U.S. national security advisor John Bolton called on several key figures in the Venezuelan government by name to turn on President Nicolas Maduro and back the opposition, as he insisted "all options are on the table" for Washington.

Bolton also warned Russia not to interfere in the region, as he bashed Cuba, accusing Havana of being the power behind Maduro. He said the United States was providing humanitarian support and "other things I am not going to talk about."

"If this effort fails they will sink into a dictatorship from which there are very few possible alternatives," Bolton said of opposition leader Juan Guaido's "courageous" effort to oust Maduro. He insisted this was "not a coup," and indicated he was not surprised by events.

In particular, he called on Vladimir Padrino, the minister of defense, to join the opposition. Bolton indicated he was among key figures who were expected to join the opposition had not yet done so. "We want as our principle objective the peaceful transfer of power," Bolton said.

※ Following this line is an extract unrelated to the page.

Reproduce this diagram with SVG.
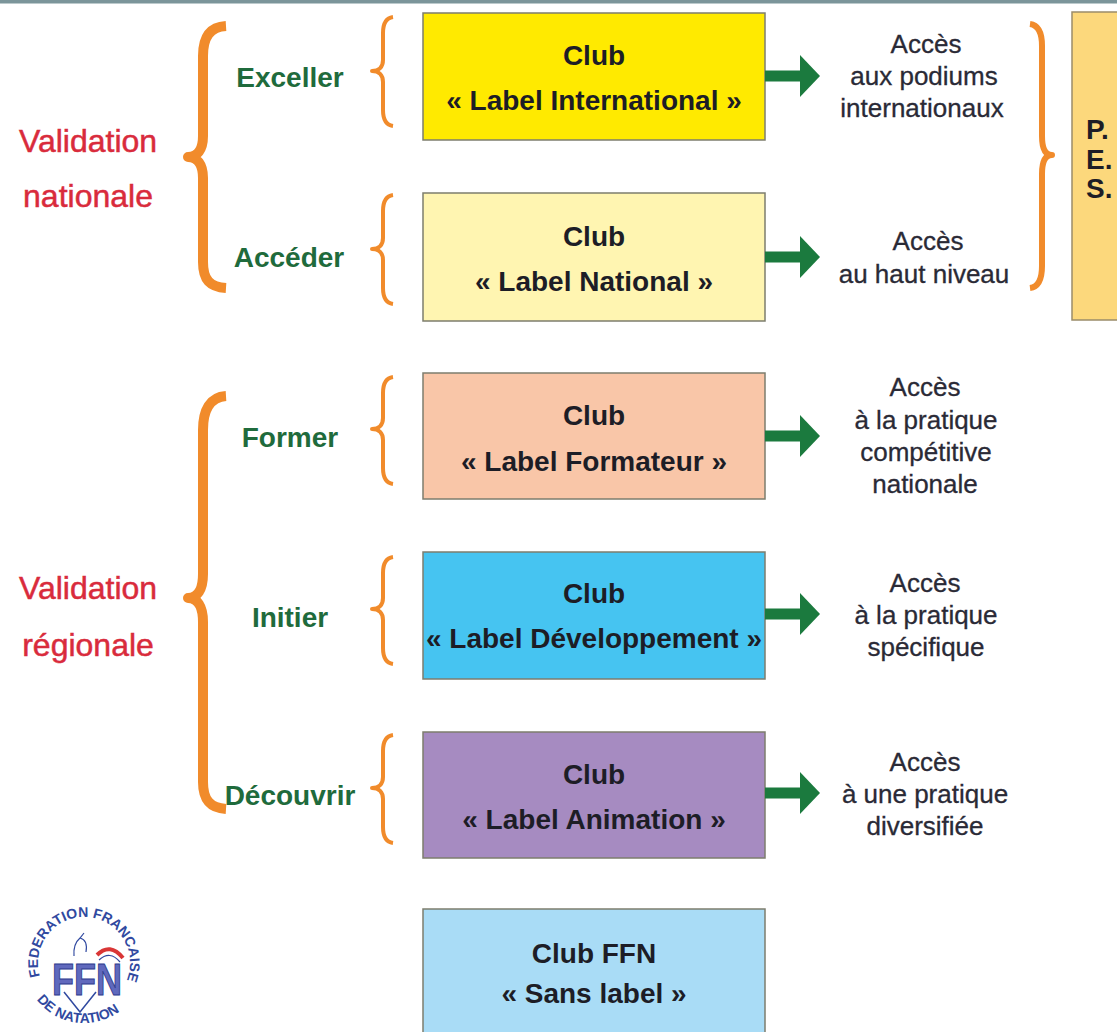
<svg xmlns="http://www.w3.org/2000/svg" width="1117" height="1032" viewBox="0 0 1117 1032">
  <style>
    .box { stroke: #7d7d6e; stroke-width: 1.5; }
    .bt { font-family: "Liberation Sans", Arial, sans-serif; font-weight: bold; font-size: 28px; fill: #1d1d26; text-anchor: middle; }
    .gl { font-family: "Liberation Sans", Arial, sans-serif; font-weight: bold; font-size: 28px; fill: #1f6b3c; text-anchor: middle; }
    .rl { font-family: "Liberation Sans", Arial, sans-serif; font-size: 32px; fill: #d92b3c; stroke: #d92b3c; stroke-width: 0.5; text-anchor: middle; }
    .rt { font-family: "Liberation Sans", Arial, sans-serif; font-size: 26px; fill: #2a2a36; stroke: #2a2a36; stroke-width: 0.3; text-anchor: middle; }
    .br { fill: none; stroke: #f18b2b; stroke-linecap: butt; stroke-linejoin: round; }
    .arrow { stroke: #1b7a3e; stroke-width: 11; fill: none; }
    .logo { font-family: "Liberation Sans", Arial, sans-serif; font-weight: bold; fill: #3049a0; }
  </style>
  <defs>
    <marker id="ah" markerUnits="userSpaceOnUse" markerWidth="20" markerHeight="42" viewBox="0 0 20 42" refX="0" refY="21" orient="auto">
      <path d="M0,0 L20,21 L0,42 Z" fill="#1b7a3e"/>
    </marker>
    <path id="logoTop" d="M42.3,982.4 A46,46 0 1 1 123.8,986"/>
    <path id="logoBot" d="M34.9,997.4 A60,60 0 0 0 136,993"/>
  </defs>

  <rect x="0" y="0" width="1117" height="1032" fill="#ffffff"/>
  <rect x="0" y="0" width="1117" height="3.5" fill="#7b959a"/>

  <!-- left group labels -->
  <g id="validation-nationale">
    <text class="rl" x="88" y="152">Validation</text>
    <text class="rl" x="88" y="207">nationale</text>
  </g>
  <g id="validation-regionale">
    <text class="rl" x="88" y="599">Validation</text>
    <text class="rl" x="88" y="656">régionale</text>
  </g>

  <!-- braces -->
  <g id="braces">
    <path class="br" stroke-width="10" d="M226,26 C210,27 203,37 203,56 L203,136 C203,150 197,157 188,157 C197,157 203,164 203,178 L203,262 C203,280 210,287 226,288"/>
    <path class="br" stroke-width="10" d="M226,396 C210,397 203,410 203,430 L203,574 C203,590 197,598 188,598 C197,598 203,606 203,622 L203,782 C203,800 210,808 226,809"/>
    <path class="br" stroke-width="4" d="M393,17 C386,18 383,23 383,33 L383,60 C383,67 379,71 372,71 C379,71 383,75 383,82 L383,110 C383,120 386,125 393,126"/>
    <path class="br" stroke-width="4" d="M393,195 C386,196 383,201 383,211 L383,238 C383,245 379,249 372,249 C379,249 383,253 383,260 L383,288 C383,298 386,303 393,304"/>
    <path class="br" stroke-width="4" d="M393,377 C386,378 383,383 383,393 L383,418 C383,425 379,429 372,429 C379,429 383,433 383,440 L383,468 C383,478 386,483 393,484"/>
    <path class="br" stroke-width="4" d="M393,557 C386,558 383,563 383,573 L383,598 C383,605 379,609 372,609 C379,609 383,613 383,620 L383,648 C383,658 386,663 393,664"/>
    <path class="br" stroke-width="4" d="M393,735 C386,736 383,741 383,751 L383,777 C383,784 379,788 372,788 C379,788 383,792 383,799 L383,827 C383,837 386,842 393,843"/>
    <path class="br" stroke-width="6" d="M1030,24 C1038,25 1042,32 1042,46 L1042,136 C1042,149 1046,155 1052,155 C1046,155 1042,161 1042,174 L1042,266 C1042,280 1038,287 1030,288"/>
  </g>

  <!-- action labels -->
  <g id="lbl-exceller"><text class="gl" x="290" y="87">Exceller</text></g>
  <g id="lbl-acceder"><text class="gl" x="289" y="267">Accéder</text></g>
  <g id="lbl-former"><text class="gl" x="290" y="447">Former</text></g>
  <g id="lbl-initier"><text class="gl" x="290" y="627">Initier</text></g>
  <g id="lbl-decouvrir"><text class="gl" x="290" y="805">Découvrir</text></g>

  <!-- club boxes -->
  <g id="node-international">
    <rect class="box" x="423" y="13" width="342" height="127" fill="#ffea00"/>
    <text class="bt" x="594" y="65">Club</text>
    <text class="bt" x="594" y="110">« Label International »</text>
  </g>
  <g id="node-national">
    <rect class="box" x="423" y="193" width="342" height="128" fill="#fff5b1"/>
    <text class="bt" x="594" y="246">Club</text>
    <text class="bt" x="594" y="291">« Label National »</text>
  </g>
  <g id="node-formateur">
    <rect class="box" x="423" y="373" width="342" height="126" fill="#f9c6a8" stroke="#8a6a5a"/>
    <text class="bt" x="594" y="425">Club</text>
    <text class="bt" x="594" y="471">« Label Formateur »</text>
  </g>
  <g id="node-developpement">
    <rect class="box" x="423" y="552" width="342" height="127" fill="#46c4f1" stroke="#3b7f99"/>
    <text class="bt" x="594" y="603">Club</text>
    <text class="bt" x="594" y="648">« Label Développement »</text>
  </g>
  <g id="node-animation">
    <rect class="box" x="423" y="732" width="342" height="126" fill="#a68bc1"/>
    <text class="bt" x="594" y="784">Club</text>
    <text class="bt" x="594" y="829">« Label Animation »</text>
  </g>
  <g id="node-sans-label">
    <rect class="box" x="423" y="909" width="342" height="140" fill="#a9dcf6" stroke="#7a98a8"/>
    <text class="bt" x="594" y="963">Club FFN</text>
    <text class="bt" x="594" y="1003">« Sans label »</text>
  </g>

  <!-- PES box -->
  <g id="node-pes">
    <rect x="1072" y="12" width="60" height="308" fill="#fcd87c" stroke="#9a8c6a" stroke-width="1.5"/>
    <text class="bt" x="1086" y="139" style="text-anchor:start">P.</text>
    <text class="bt" x="1086" y="169" style="text-anchor:start">E.</text>
    <text class="bt" x="1086" y="198" style="text-anchor:start">S.</text>
  </g>

  <!-- access texts -->
  <g id="acc-international">
    <text class="rt" x="926" y="53">Accès</text>
    <text class="rt" x="924" y="85">aux podiums</text>
    <text class="rt" x="922" y="117">internationaux</text>
  </g>
  <g id="acc-haut-niveau">
    <text class="rt" x="928" y="250">Accès</text>
    <text class="rt" x="924" y="283">au haut niveau</text>
  </g>
  <g id="acc-competitive">
    <text class="rt" x="925" y="396">Accès</text>
    <text class="rt" x="926" y="429">à la pratique</text>
    <text class="rt" x="926" y="461">compétitive</text>
    <text class="rt" x="925" y="493">nationale</text>
  </g>
  <g id="acc-specifique">
    <text class="rt" x="925" y="592">Accès</text>
    <text class="rt" x="926" y="624">à la pratique</text>
    <text class="rt" x="926" y="656">spécifique</text>
  </g>
  <g id="acc-diversifiee">
    <text class="rt" x="925" y="771">Accès</text>
    <text class="rt" x="925" y="803">à une pratique</text>
    <text class="rt" x="925" y="835">diversifiée</text>
  </g>

  <!-- connectors -->
  <g id="connectors">
    <line class="arrow" x1="765" y1="76" x2="800" y2="76" marker-end="url(#ah)"/>
    <line class="arrow" x1="765" y1="257" x2="800" y2="257" marker-end="url(#ah)"/>
    <line class="arrow" x1="765" y1="436" x2="800" y2="436" marker-end="url(#ah)"/>
    <line class="arrow" x1="765" y1="614" x2="800" y2="614" marker-end="url(#ah)"/>
    <line class="arrow" x1="765" y1="793" x2="800" y2="793" marker-end="url(#ah)"/>
  </g>

  <!-- FFN logo -->
  <g id="logo-ffn">
    <text class="logo" font-size="14"><textPath href="#logoTop" startOffset="50%" text-anchor="middle">FEDERATION FRANCAISE</textPath></text>
    <text class="logo" font-size="14"><textPath href="#logoBot" startOffset="3">DE NATATION</textPath></text>
    <path d="M97,955 Q110,942 123,958" fill="none" stroke="#d93636" stroke-width="4"/>
    <path d="M99,960 Q110,950 120,962" fill="none" stroke="#3049a0" stroke-width="1.2"/>
    <path d="M74,956 Q73,944 80,938 L84,933 M80,938 Q88,940 86,952" fill="none" stroke="#3049a0" stroke-width="1.2"/>
    <path d="M64,992 L80,1012 L96,992" fill="none" stroke="#3049a0" stroke-width="1.5"/>
    <text x="52" y="995" textLength="70" lengthAdjust="spacingAndGlyphs" font-family="Liberation Sans, Arial, sans-serif" font-weight="bold" font-size="44" fill="#6069bd" stroke="#2d3a8c" stroke-width="1">FFN</text>
  </g>
</svg>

Guaido earlier published a video alongside a small contingent of uniformed military personnel and armored vehicles in which he called for an uprising to end the "usurpation" of Maduro.

He stressed this was the beginning of the final phase of the effort to oust Maduro, known as Operacion Libertad, or Operation Liberty.

"The National Armed Forces have made the correct decision, they have the support of the Venezuelan people," Guaido said.

Guaido also called on the Venezuelan people to take to the streets to support the "democratic forces" and "recover the country's freedom" after sympathetic military officials released Leopoldo Lopez, the opposition leader who has been held in custody since 2014 for leading anti-government protests.

Venezuela has been rocked by mass demonstrations since Jan. 10, when Maduro was sworn in for a second term following a vote boycotted by the opposition.

Tensions escalated when Guaido, who heads Venezuela's National Assembly, declared himself acting president on Jan. 23, a move which was supported by the U.S. and many European and Latin American countries.

It is unclear how widespread the military defections seen on Tuesday have become amid economic and humanitarian crises in the Latin American nation.